A bag containing two decapitated chicken carcasses was found in a Northeast Philadelphia cemetery Sunday afternoon.

The discovery was made on the 600 block of Disston Street in Lawndale. Police said they called in SPCA officers, who concluded that the remains did not seem suspicious and were likely part of a ritual animal sacrifice.

“We did go out there to see if we could find any information that would lead us to who put them there,” Wendy Marano of the Pennsylvania SPCA said. “They could be charged with illegal dumping, but it’s not illegal to humanely sacrifice an animal as part of a religious ritual.”

She said that the law, which allows for animals to be sacrificed during the practice of religion provided they are killed swiftly, has been on the books since a 1992 court ruling. “We actually get quite a few animal mutilations, this isn’t the first. We’ve had several already this year,” Marano said, going so far as to call the occurrence “common.”

A man walking his dog a month ago in Pennypack Park stumbled on boxes and bags containing a headless goat, chicken and rooster parts.

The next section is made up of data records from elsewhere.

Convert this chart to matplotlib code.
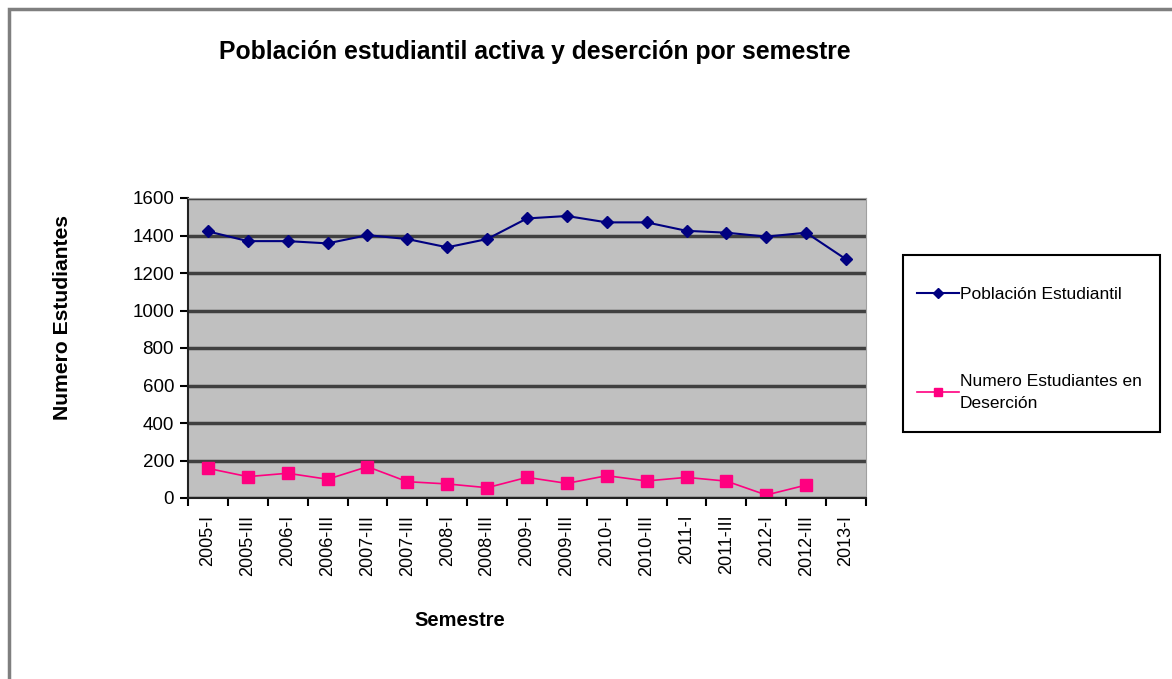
import numpy as np
import matplotlib.pyplot as plt
from matplotlib.patches import Rectangle

plt.rcParams['font.family'] = ['Liberation Sans', 'DejaVu Sans']

semestres = ['2005-I', '2005-III', '2006-I', '2006-III', '2007-III', '2007-III',
             '2008-I', '2008-III', '2009-I', '2009-III', '2010-I', '2010-III',
             '2011-I', '2011-III', '2012-I', '2012-III', '2013-I']
poblacion = [1422, 1370, 1370, 1358, 1402, 1381, 1337, 1381, 1491, 1504,
             1470, 1470, 1425, 1415, 1394, 1415, 1273]
desercion = [158, 114, 132, 100, 167, 87, 75, 55, 110, 78, 119, 91, 110, 90, 16, 69]

fig = plt.figure(figsize=(11.72, 6.79), dpi=100)
W, H = 1172, 679

# marco del grafico
fig.patches.append(Rectangle((9 / W, -0.1), 1.2, 1 - 9 / H + 0.1, transform=fig.transFigure,
                             fill=False, edgecolor='#7f7f7f', lw=2.5))
# marco de la leyenda
fig.patches.append(Rectangle((903 / W, 1 - 432 / H), 257 / W, 177 / H, transform=fig.transFigure,
                             fill=False, edgecolor='black', lw=1.5))

ax = fig.add_axes([188 / W, 1 - 498 / H, 678 / W, 300 / H])
ax.set_facecolor('#c0c0c0')
x = np.arange(len(semestres))
ax.plot(x, poblacion, color='#000080', marker='D', markersize=6.5, lw=1.5,
        label='Población Estudiantil')
ax.plot(np.arange(len(desercion)), desercion, color='#ff0080', marker='s', markersize=8.5,
        lw=1.2, label='Numero Estudiantes en\nDeserción')

ax.set_xlim(-0.5, len(semestres) - 0.5)
ax.set_ylim(0, 1600)
ax.set_yticks(range(0, 1601, 200))
ax.yaxis.grid(True, color='#404040', lw=2.5)
ax.set_axisbelow(True)
ax.set_xticks(x)
ax.set_xticklabels(semestres, rotation=90, fontsize=13)
ax.tick_params(axis='x', which='major', length=0, pad=12)
ax.set_xticks(np.arange(-0.5, len(semestres)), minor=True)
ax.tick_params(axis='x', which='minor', length=6, width=1.5, direction='out')
ax.tick_params(axis='y', length=6, width=1.5, labelsize=13.5, pad=4)
for s in ['top', 'right']:
    ax.spines[s].set_color('#a0a0a0')
for s in ['left', 'bottom']:
    ax.spines[s].set_color('#222222')
    ax.spines[s].set_linewidth(1.5)

fig.text(535 / W, 1 - 52 / H, 'Población estudiantil activa y deserción por semestre',
         ha='center', va='center', fontsize=17.8, fontweight='bold')
fig.text(62 / W, 1 - 318 / H, 'Numero Estudiantes', rotation=90, ha='center', va='center',
         fontsize=15.2, fontweight='bold')
fig.text(460 / W, 1 - 620 / H, 'Semestre', ha='center', va='center',
         fontsize=14.5, fontweight='bold')

leg = fig.legend(loc='upper left', bbox_to_anchor=(917 / W, 1 - 287 / H), fontsize=12.5,
                 frameon=False, borderpad=0, labelspacing=4.15, borderaxespad=0,
                 handlelength=2.4, handletextpad=0.05, markerscale=0.75)
for t in leg.get_texts():
    t.set_linespacing(1.55)

fig.savefig('out.png', dpi=100)
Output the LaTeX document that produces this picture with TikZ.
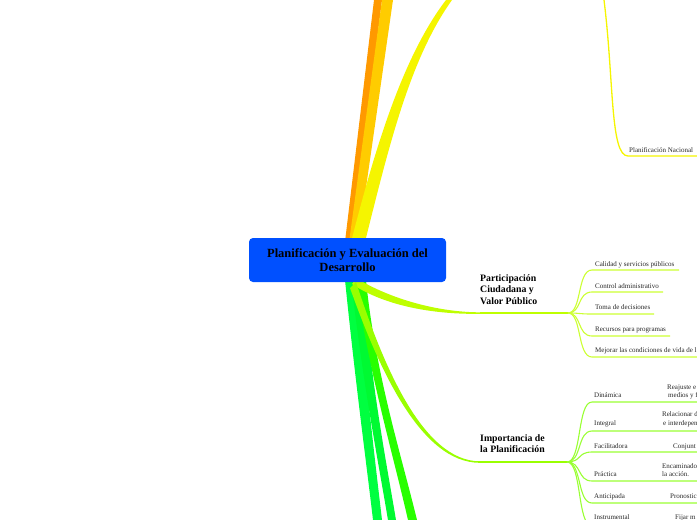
\documentclass[tikz,border=0pt]{standalone}
\usepackage{fontspec}
\setmainfont{Liberation Serif}
\definecolor{cblue}{RGB}{0,80,255}
\definecolor{corange}{RGB}{255,153,0}
\definecolor{cgold}{RGB}{255,204,0}
\definecolor{cyellow}{RGB}{245,245,0}
\definecolor{cpart}{RGB}{190,255,0}
\definecolor{cpartleaf}{RGB}{204,255,51}
\definecolor{cimp}{RGB}{153,255,0}
\definecolor{cimpleaf}{RGB}{153,255,51}
\definecolor{cgreenA}{RGB}{0,255,64}
\definecolor{cgreenB}{RGB}{0,250,50}
\definecolor{cgreenC}{RGB}{40,255,0}
\begin{document}
\begin{tikzpicture}[x=1pt,y=-1pt,
  leaftext/.style={font=\fontsize{7}{8}\selectfont, anchor=base west, inner sep=0pt, text=black!85},
  branchtext/.style={font=\fontsize{9.8}{11.8}\selectfont\bfseries, anchor=north west, align=left, inner sep=0pt},
  rootbox/.style={fill=cblue, rounded corners=4pt, minimum width=197pt, minimum height=44pt, inner sep=0pt,
     font=\fontsize{12.5}{14}\selectfont\bfseries, align=center},
  partleaf/.style={draw=cpartleaf, line width=1.1pt},
  impleaf/.style={draw=cimpleaf, line width=1.1pt}]
\useasboundingbox (0,0) rectangle (697,520);

% ---- upper branches ----
\fill[corange] (344,250) -- (374,0) -- (382,0) -- (351,250) -- cycle;
\fill[cgold] (348,250) -- (382,0) -- (393,0) -- (357,250) -- cycle;
\fill[cyellow] (349,250) .. controls (372,160) and (400,60) .. (446,0) -- (452,0)
   .. controls (409,60) and (388,150) .. (363,250) -- cycle;

% thin yellow line to Planificacion Nacional
\coordinate (ytop) at (604,0);
\coordinate (nacL) at (628,156);
\coordinate (nacR) at (697,156);
\draw[cyellow, line width=1.3pt] (ytop) .. controls (614,80) and (610,156) .. (nacL) -- (nacR);
\node[leaftext] (nac) at (629,152.5) {Planificación Nacional};

% ---- lower green branches ----
\fill[cgreenA] (344,270) .. controls (355,380) and (366,460) .. (373,520) -- (382,520)
   .. controls (375,460) and (365,380) .. (357,270) -- cycle;
\fill[cgreenB] (350,270) .. controls (362,380) and (378,460) .. (388,520) -- (396,520)
   .. controls (386,460) and (370,380) .. (362,270) -- cycle;
\fill[cgreenC] (354,270) .. controls (368,370) and (392,450) .. (408,520) -- (417,520)
   .. controls (400,450) and (374,370) .. (365,270) -- cycle;

% ---- Participacion branch ----
\coordinate (hubP) at (568,313);
\fill[cpart] (356,278) .. controls (392,300) and (440,312.3) .. (480,312.3) -- (480,313.8)
   .. controls (440,314.5) and (388,308) .. (352,284) -- cycle;
\draw[cpart, line width=1.4pt] (480,313) -- (hubP);
\draw[cpart, line width=2.6pt] (552,313) -- (hubP);

\node[branchtext] (part) at (480,274) {Participación\\Ciudadana y\\Valor Público};

\coordinate (p1a) at (592,270); \coordinate (p1b) at (679,270);
\coordinate (p2a) at (592,292); \coordinate (p2b) at (663,292);
\coordinate (p3a) at (592,314); \coordinate (p3b) at (654,314);
\coordinate (p4a) at (592,336); \coordinate (p4b) at (670,336);
\coordinate (p5a) at (592,357); \coordinate (p5b) at (697,357);
\foreach \i/\y in {1/270,2/292,3/314,4/336,5/357}{
  \draw[partleaf] (hubP) .. controls (582,313) and (577,\y) .. (p\i a) -- (p\i b);
}
\node[leaftext] (p1) at (595,266) {Calidad y servicios públicos};
\node[leaftext] (p2) at (595,288) {Control administrativo};
\node[leaftext] (p3) at (595,309.5) {Toma de decisiones};
\node[leaftext] (p4) at (595,331.5) {Recursos para programas};
\node[leaftext] (p5) at (595,352.5) {Mejorar las condiciones de vida de l};

% ---- Importancia branch ----
\coordinate (hubI) at (567,462);
\fill[cimp] (356,282) .. controls (382,362) and (422,461.3) .. (480,461.3) -- (480,462.8)
   .. controls (420,463) and (378,366) .. (350,288) -- cycle;
\draw[cimp, line width=1.4pt] (478,462) -- (hubI);
\draw[cimp, line width=2.6pt] (552,462) -- (hubI);

\node[branchtext] (imp) at (480,434) {Importancia de\\la Planificación};

\coordinate (i1a) at (592,402); \coordinate (i1b) at (697,402);
\coordinate (i2a) at (592,431); \coordinate (i2b) at (697,431);
\coordinate (i3a) at (592,452); \coordinate (i3b) at (697,452);
\coordinate (i4a) at (592,481); \coordinate (i4b) at (697,481);
\coordinate (i5a) at (592,503); \coordinate (i5b) at (697,503);
\coordinate (i6a) at (592,526); \coordinate (i6b) at (697,526);
\foreach \i/\y in {1/402,2/431,3/452,4/481,5/503,6/526}{
  \draw[impleaf] (hubI) .. controls (582,462) and (577,\y) .. (i\i a) -- (i\i b);
}
\node[leaftext] (i1) at (594,397.5) {Dinámica};
\node[leaftext] (i2) at (594,425.5) {Integral};
\node[leaftext] (i3) at (594,448) {Facilitadora};
\node[leaftext] (i4) at (594,476.5) {Práctica};
\node[leaftext] (i5) at (594,498.5) {Anticipada};
\node[leaftext] (i6) at (594,519.5) {Instrumental};

\node[leaftext] (d1) at (667,389) {Reajuste e};
\node[leaftext] (d2) at (668,397.5) {medios y f};
\node[leaftext] (g1) at (662,416.5) {Relacionar d};
\node[leaftext] (g2) at (663,425.5) {e interdepen};
\node[leaftext] (f1) at (673,448) {Conjunt};
\node[leaftext] (r1) at (662,468) {Encaminado};
\node[leaftext] (r2) at (662,476.5) {la acción.};
\node[leaftext] (a1) at (670,498.5) {Pronostic};
\node[leaftext] (s1) at (675,519.5) {Fijar m};

% ---- root ----
\node[rootbox] (root) at (347.5,260) {Planificación y Evaluación del\\Desarrollo};
\end{tikzpicture}
\end{document}
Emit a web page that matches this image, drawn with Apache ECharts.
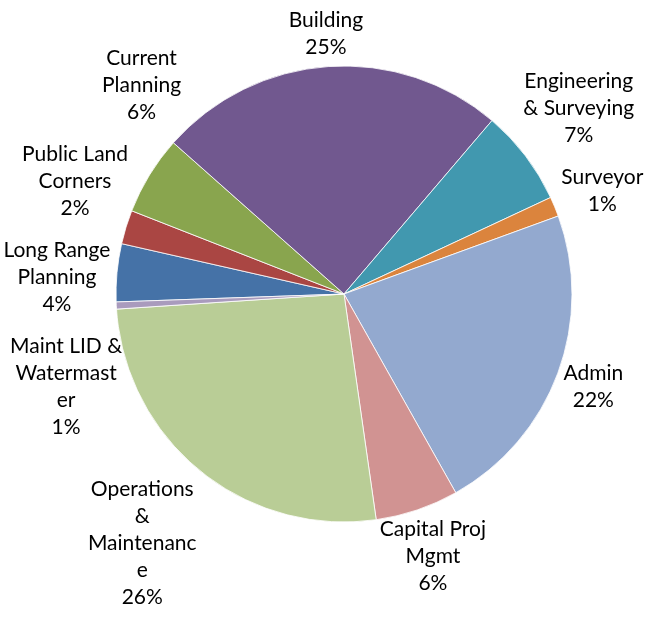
<!DOCTYPE html>
<html><head><meta charset="utf-8">
<script src="https://cdn.jsdelivr.net/npm/echarts@6/dist/echarts.min.js"></script>
<style>html,body{margin:0;padding:0;background:#fff}#c{width:648px;height:635px}</style>
</head><body><div id="c"></div>
<script>
const categories = ['Long Range Planning','Public Land Corners','Current Planning','Building','Engineering & Surveying','Surveyor','Admin','Capital Proj Mgmt','Operations & Maintenance','Maint LID & Watermaster'];
const labelText = ['Long Range\nPlanning','Public Land\nCorners','Current\nPlanning','Building','Engineering\n& Surveying','Surveyor','Admin','Capital Proj\nMgmt','Operations\n&\nMaintenanc\ne','Maint LID &\nWatermast\ner'];
const values = [4.1, 2.4, 5.6, 24.7, 6.8, 1.4, 22.4, 5.9, 26.2, 0.5];
const colors = ['#4572A7','#AA4643','#89A54E','#71588F','#4198AF','#DB843D','#93A9CF','#D19392','#B9CD96','#A99BBD'];

const W = 648, H = 635;
const C = [344, 294], R0 = 228, START = 182;
const GAP = 6, PAD = 15, FONT = 21, LH = 27, FAMILY = 'Lato';

function pctText(i, pct) { return labelText[i] + '\n' + Math.round(pct) + '%'; }
function ext(ux, uy, hw, hh) {
  const ex = Math.abs(ux) > 1e-6 ? hw / Math.abs(ux) : Infinity;
  const ey = Math.abs(uy) > 1e-6 ? hh / Math.abs(uy) : Infinity;
  return Math.min(ex, ey);
}
function posFor(uy, o) {
  const ux = o.side * Math.sqrt(Math.max(0, 1 - uy * uy));
  const t = R0 + GAP + ext(ux, uy, o.hw, o.hh);
  return [C[0] + ux * t, C[1] + uy * t];
}
function xForY(o) {
  let lo = -0.99999, hi = 0.99999;
  for (let k = 0; k < 60; k++) {
    const m = (lo + hi) / 2;
    if (posFor(m, o)[1] < o.y) lo = m; else hi = m;
  }
  return posFor((lo + hi) / 2, o)[0];
}

// label placement: outside the circle along each slice's middle angle, then de-overlapped
const ctx = document.createElement('canvas').getContext('2d');
ctx.font = FONT + 'px ' + FAMILY;
const total = values.reduce((a, b) => a + b, 0);
let cum = 0;
const places = values.map((v, i) => {
  const mid = (START - (cum + v / 2) / total * 360) * Math.PI / 180;
  cum += v;
  const lines = pctText(i, v / total * 100).split('\n');
  const w = Math.max.apply(null, lines.map(l => ctx.measureText(l).width));
  const hw = w / 2, hh = lines.length * LH / 2;
  const ux = Math.cos(mid), uy = -Math.sin(mid);
  const t = R0 + GAP + ext(ux, uy, hw, hh);
  return {hw, hh, side: ux < 0 ? -1 : 1, x: C[0] + ux * t, y: C[1] + uy * t, y0: C[1] + uy * t};
});
for (let it = 0; it < 400; it++) {
  let moved = false;
  for (let i = 0; i < places.length; i++) {
    for (let j = i + 1; j < places.length; j++) {
      const a = places[i], b = places[j];
      if (Math.abs(a.x - b.x) < a.hw + b.hw + PAD && Math.abs(a.y - b.y) < a.hh + b.hh + PAD) {
        const ov = a.hh + b.hh + PAD - Math.abs(a.y - b.y);
        const s = a.y <= b.y ? 1 : -1;
        a.y -= s * ov * 0.25; b.y += s * ov * 0.25;
        moved = true;
      }
    }
  }
  places.forEach(o => {
    o.y = Math.min(H - o.hh, Math.max(o.hh, o.y));
    if (Math.abs(o.y - o.y0) > 0.5) o.x = xForY(o);
  });
  if (!moved) break;
}

const chart = echarts.init(document.getElementById('c'), null, {renderer: 'canvas'});
chart.setOption({
  animation: false,
  color: colors,
  series: [{
    type: 'pie',
    center: C,
    radius: R0,
    startAngle: START,
    clockwise: true,
    avoidLabelOverlap: false,
    itemStyle: {borderColor: '#fff', borderWidth: 0.8},
    label: {
      show: true, position: 'outside',
      formatter: p => pctText(p.dataIndex, p.percent),
      fontFamily: FAMILY, fontSize: FONT, lineHeight: LH, color: '#000', align: 'center'
    },
    labelLine: {show: false},
    labelLayout: function (p) {
      const o = places[p.dataIndex];
      return {x: o.x, y: o.y, align: 'center', verticalAlign: 'middle'};
    },
    data: categories.map((n, i) => ({name: n, value: values[i]}))
  }]
});
</script></body></html>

Police executing a drug-related search warrant in a Chester County home last Monday found a trove of what appeared to be canine skulls and vertebrae — some of them gilded — and chicken parts strung up from a backyard tree.

Animal sacrifice is a part of many forms of Voodoo, some occult religions, and Santeria, which hails from the Caribbean, Marano said.

“We do get a lot of calls from people who stumble across these things and it certainly is very disturbing to people who are not practitioners of that religion — it’s disturbing to us as the Pennsylvania SPCA,” she said. “But we … have to carry out the law as it is written regardless of our personal feelings.”

Inside the occult

Here’s some insight from some local Voodoo experts and practitioners about some practices that do occasionally include animal sacrifices:

A woman at a local occult shop said that animal sacrifice is not performed in African-based religions such as Santeria and Voodoo because, historically, the blood spilled would have attracted predatory animals in the religions’ home countries.

A woman at a respected Haitian Voodoo temple that also certifies priests and priestesses in Santeria and other African-based religions confirmed on the phone that ritual animal sacrifice is, in fact, a part of those religions.

She said that the sacrifices require training and have policies and procedures for each step, including humane killing and ethical disposal of remains, so they are not likely to be found in a public place.